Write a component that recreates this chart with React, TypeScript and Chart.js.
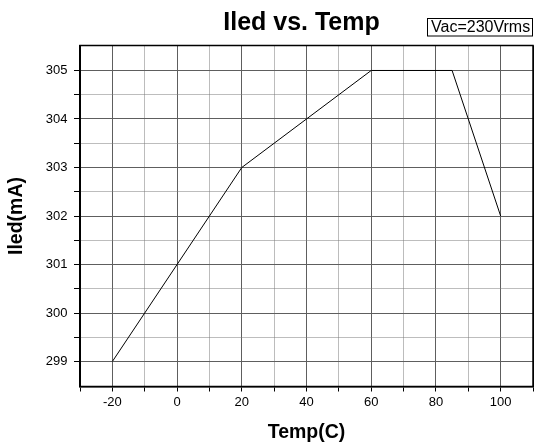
import React, { useEffect, useRef } from "react";
import { Chart, registerables } from "chart.js";

Chart.register(...registerables);

const TITLE = "Iled vs. Temp";
const NOTE = "Vac=230Vrms";
const X_TITLE = "Temp(C)";
const Y_TITLE = "Iled(mA)";

const tempC = [-20, 20, 60, 85, 100];
const iledMA = [299, 303, 305, 305, 302];

const xTickValues = [-30, -20, -10, 0, 10, 20, 30, 40, 50, 60, 70, 80, 90, 100, 110];
const xTickLabels = ["", "-20", "", "0", "", "20", "", "40", "", "60", "", "80", "", "100", ""];
const yTickValues = [299, 299.5, 300, 300.5, 301, 301.5, 302, 302.5, 303, 303.5, 304, 304.5, 305];
const yTickLabels = ["299", "", "300", "", "301", "", "302", "", "303", "", "304", "", "305"];

const X_MIN = -30;
const X_MAX = 110;
const Y_MIN = 298.485;
const Y_MAX = 305.515;

const FONT = "'Liberation Sans', Arial, Helvetica, sans-serif";

const MAJOR = "#5e5e5e";
const MINOR = "#7a7a7a";

const headerPlugin = {
  id: "header",
  afterDraw(chart: any) {
    const { ctx, chartArea } = chart;
    ctx.save();
    // frame
    ctx.strokeStyle = "#000";
    ctx.lineWidth = 1.5;
    ctx.strokeRect(chartArea.left, chartArea.top, chartArea.right - chartArea.left, chartArea.bottom - chartArea.top);
    // title
    ctx.fillStyle = "#000";
    ctx.font = `bold 25px ${FONT}`;
    ctx.textAlign = "center";
    ctx.textBaseline = "alphabetic";
    ctx.fillText(TITLE, 301.5, 30);
    // note box
    const bx = 427, by = 18.5, bw = chartArea.right - 427, bh = 17.5;
    ctx.fillStyle = "#fff";
    ctx.fillRect(bx, by, bw, bh);
    ctx.strokeStyle = "#000";
    ctx.lineWidth = 1;
    ctx.strokeRect(bx + 0.5, by, bw - 1, bh);
    ctx.fillStyle = "#000";
    ctx.font = `16px ${FONT}`;
    ctx.textAlign = "left";
    ctx.fillText(NOTE, 431, 31.5);
    ctx.restore();
  },
};

export default function App() {
  const ref = useRef<HTMLCanvasElement | null>(null);

  useEffect(() => {
    document.body.style.margin = "0";
    if (!ref.current) return;
    Chart.defaults.font.family = FONT;
    Chart.defaults.color = "#000";
    const chart = new Chart(ref.current, {
      type: "line",
      data: {
        datasets: [
          {
            data: tempC.map((x, i) => ({ x, y: iledMA[i] })),
            borderColor: "#000",
            borderWidth: 1,
            pointRadius: 0,
            fill: false,
            tension: 0,
          },
        ],
      },
      options: {
        animation: false,
        responsive: false,
        devicePixelRatio: 1,
        layout: { padding: { top: 45.5, right: 1.5, left: 0, bottom: 0 } },
        plugins: {
          legend: { display: false },
          tooltip: { enabled: false },
          title: { display: false },
        },
        scales: {
          x: {
            type: "linear",
            min: X_MIN,
            max: X_MAX,
            afterBuildTicks: (s: any) => {
              s.ticks = xTickValues.map((v) => ({ value: v }));
            },
            afterFit: (s: any) => {
              s.height = 58.5;
            },
            ticks: {
              autoSkip: false,
              maxRotation: 0,
              padding: 3,
              font: { size: 13 },
              color: "#000",
              callback: (_v: any, i: number) => xTickLabels[i],
            },
            grid: {
              drawTicks: true,
              tickLength: 5,
              tickColor: "#000",
              tickWidth: 1,
              tickBorderDash: [],
              lineWidth: 1,
              color: (c: any) => {
                const v = c.tick ? c.tick.value : 0;
                if (v === X_MIN || v === X_MAX) return "#000";
                return v % 20 === 0 ? MAJOR : MINOR;
              },
            },
            border: {
              display: true,
              color: "#000",
              width: 1.5,
              dash: (c: any) => {
                if (!c.tick) return [];
                const v = c.tick.value;
                if (v === X_MIN || v === X_MAX) return [];
                return v % 20 === 0 ? [] : [1, 1];
              },
            },
            title: {
              display: true,
              text: X_TITLE,
              font: { size: 19.5, weight: "bold" },
              padding: { top: 0, bottom: 1 },
              color: "#000",
            },
          },
          y: {
            type: "linear",
            min: Y_MIN,
            max: Y_MAX,
            afterBuildTicks: (s: any) => {
              s.ticks = yTickValues.map((v) => ({ value: v }));
            },
            afterFit: (s: any) => {
              s.width = 80;
            },
            ticks: {
              autoSkip: false,
              padding: 6.5,
              font: { size: 13 },
              color: "#000",
              callback: (_v: any, i: number) => yTickLabels[i],
            },
            grid: {
              drawTicks: true,
              tickLength: 6,
              tickColor: "#000",
              tickWidth: 1,
              tickBorderDash: [],
              lineWidth: 1,
              color: (c: any) => {
                const v = c.tick ? c.tick.value : 0;
                return Number.isInteger(v) ? MAJOR : MINOR;
              },
            },
            border: {
              display: true,
              color: "#000",
              width: 1.5,
              dash: (c: any) => {
                if (!c.tick) return [];
                return Number.isInteger(c.tick.value) ? [] : [1, 1];
              },
            },
            title: {
              display: true,
              text: Y_TITLE,
              font: { size: 19.5, weight: "bold" },
              padding: { top: 5, bottom: 0 },
              color: "#000",
            },
          },
        },
      },
      plugins: [headerPlugin],
    } as any);
    return () => chart.destroy();
  }, []);

  return (
    <div style={{ position: "fixed", left: 0, top: 0, width: 536, height: 445, background: "#fff" }}>
      <canvas ref={ref} width={536} height={445} />
    </div>
  );
}
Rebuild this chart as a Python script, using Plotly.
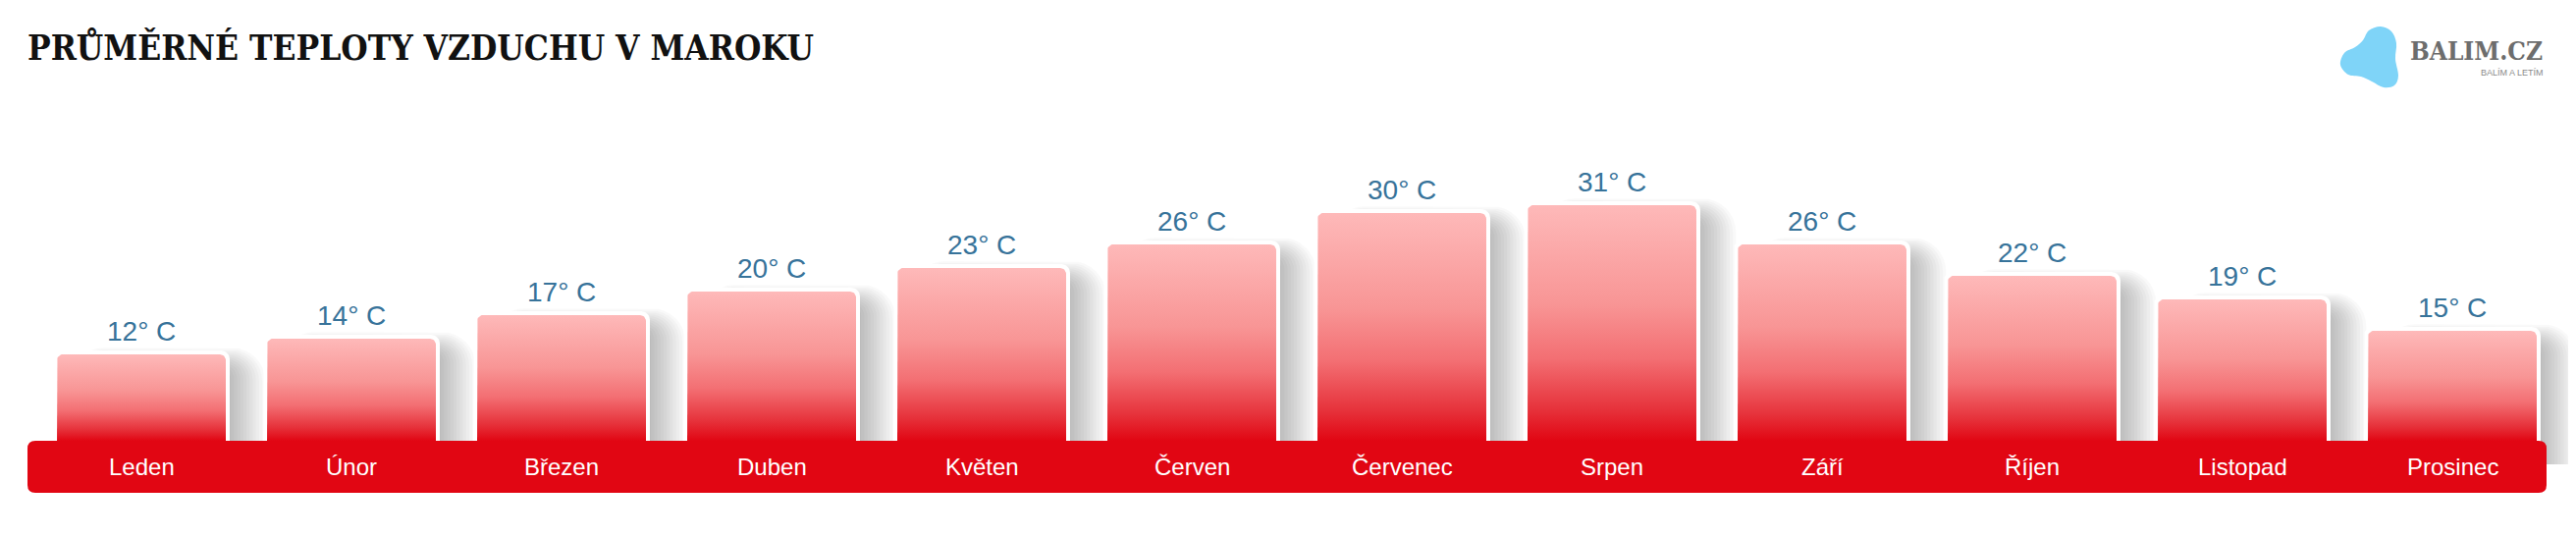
★ ★ ★ ★ ★
_Written problem_: Your task is an exact transcription of all the data, minus the pictures.

_Result below_:
Write a component that recreates this chart with React, TypeScript and Chart.js.
import React, { useEffect, useRef } from "react";
import { Chart, registerables } from "chart.js";

Chart.register(...registerables);

const TITLE = "Iled vs. Temp";
const NOTE = "Vac=230Vrms";
const X_TITLE = "Temp(C)";
const Y_TITLE = "Iled(mA)";

const tempC = [-20, 20, 60, 85, 100];
const iledMA = [299, 303, 305, 305, 302];

const xTickValues = [-30, -20, -10, 0, 10, 20, 30, 40, 50, 60, 70, 80, 90, 100, 110];
const xTickLabels = ["", "-20", "", "0", "", "20", "", "40", "", "60", "", "80", "", "100", ""];
const yTickValues = [299, 299.5, 300, 300.5, 301, 301.5, 302, 302.5, 303, 303.5, 304, 304.5, 305];
const yTickLabels = ["299", "", "300", "", "301", "", "302", "", "303", "", "304", "", "305"];

const X_MIN = -30;
const X_MAX = 110;
const Y_MIN = 298.485;
const Y_MAX = 305.515;

const FONT = "'Liberation Sans', Arial, Helvetica, sans-serif";

const MAJOR = "#5e5e5e";
const MINOR = "#7a7a7a";

const headerPlugin = {
  id: "header",
  afterDraw(chart: any) {
    const { ctx, chartArea } = chart;
    ctx.save();
    // frame
    ctx.strokeStyle = "#000";
    ctx.lineWidth = 1.5;
    ctx.strokeRect(chartArea.left, chartArea.top, chartArea.right - chartArea.left, chartArea.bottom - chartArea.top);
    // title
    ctx.fillStyle = "#000";
    ctx.font = `bold 25px ${FONT}`;
    ctx.textAlign = "center";
    ctx.textBaseline = "alphabetic";
    ctx.fillText(TITLE, 301.5, 30);
    // note box
    const bx = 427, by = 18.5, bw = chartArea.right - 427, bh = 17.5;
    ctx.fillStyle = "#fff";
    ctx.fillRect(bx, by, bw, bh);
    ctx.strokeStyle = "#000";
    ctx.lineWidth = 1;
    ctx.strokeRect(bx + 0.5, by, bw - 1, bh);
    ctx.fillStyle = "#000";
    ctx.font = `16px ${FONT}`;
    ctx.textAlign = "left";
    ctx.fillText(NOTE, 431, 31.5);
    ctx.restore();
  },
};

export default function App() {
  const ref = useRef<HTMLCanvasElement | null>(null);

  useEffect(() => {
    document.body.style.margin = "0";
    if (!ref.current) return;
    Chart.defaults.font.family = FONT;
    Chart.defaults.color = "#000";
    const chart = new Chart(ref.current, {
      type: "line",
      data: {
        datasets: [
          {
            data: tempC.map((x, i) => ({ x, y: iledMA[i] })),
            borderColor: "#000",
            borderWidth: 1,
            pointRadius: 0,
            fill: false,
            tension: 0,
          },
        ],
      },
      options: {
        animation: false,
        responsive: false,
        devicePixelRatio: 1,
        layout: { padding: { top: 45.5, right: 1.5, left: 0, bottom: 0 } },
        plugins: {
          legend: { display: false },
          tooltip: { enabled: false },
          title: { display: false },
        },
        scales: {
          x: {
            type: "linear",
            min: X_MIN,
            max: X_MAX,
            afterBuildTicks: (s: any) => {
              s.ticks = xTickValues.map((v) => ({ value: v }));
            },
            afterFit: (s: any) => {
              s.height = 58.5;
            },
            ticks: {
              autoSkip: false,
              maxRotation: 0,
              padding: 3,
              font: { size: 13 },
              color: "#000",
              callback: (_v: any, i: number) => xTickLabels[i],
            },
            grid: {
              drawTicks: true,
              tickLength: 5,
              tickColor: "#000",
              tickWidth: 1,
              tickBorderDash: [],
              lineWidth: 1,
              color: (c: any) => {
                const v = c.tick ? c.tick.value : 0;
                if (v === X_MIN || v === X_MAX) return "#000";
                return v % 20 === 0 ? MAJOR : MINOR;
              },
            },
            border: {
              display: true,
              color: "#000",
              width: 1.5,
              dash: (c: any) => {
                if (!c.tick) return [];
                const v = c.tick.value;
                if (v === X_MIN || v === X_MAX) return [];
                return v % 20 === 0 ? [] : [1, 1];
              },
            },
            title: {
              display: true,
              text: X_TITLE,
              font: { size: 19.5, weight: "bold" },
              padding: { top: 0, bottom: 1 },
              color: "#000",
            },
          },
          y: {
            type: "linear",
            min: Y_MIN,
            max: Y_MAX,
            afterBuildTicks: (s: any) => {
              s.ticks = yTickValues.map((v) => ({ value: v }));
            },
            afterFit: (s: any) => {
              s.width = 80;
            },
            ticks: {
              autoSkip: false,
              padding: 6.5,
              font: { size: 13 },
              color: "#000",
              callback: (_v: any, i: number) => yTickLabels[i],
            },
            grid: {
              drawTicks: true,
              tickLength: 6,
              tickColor: "#000",
              tickWidth: 1,
              tickBorderDash: [],
              lineWidth: 1,
              color: (c: any) => {
                const v = c.tick ? c.tick.value : 0;
                return Number.isInteger(v) ? MAJOR : MINOR;
              },
            },
            border: {
              display: true,
              color: "#000",
              width: 1.5,
              dash: (c: any) => {
                if (!c.tick) return [];
                return Number.isInteger(c.tick.value) ? [] : [1, 1];
              },
            },
            title: {
              display: true,
              text: Y_TITLE,
              font: { size: 19.5, weight: "bold" },
              padding: { top: 5, bottom: 0 },
              color: "#000",
            },
          },
        },
      },
      plugins: [headerPlugin],
    } as any);
    return () => chart.destroy();
  }, []);

  return (
    <div style={{ position: "fixed", left: 0, top: 0, width: 536, height: 445, background: "#fff" }}>
      <canvas ref={ref} width={536} height={445} />
    </div>
  );
}
Rebuild this chart as a Python script, using Plotly.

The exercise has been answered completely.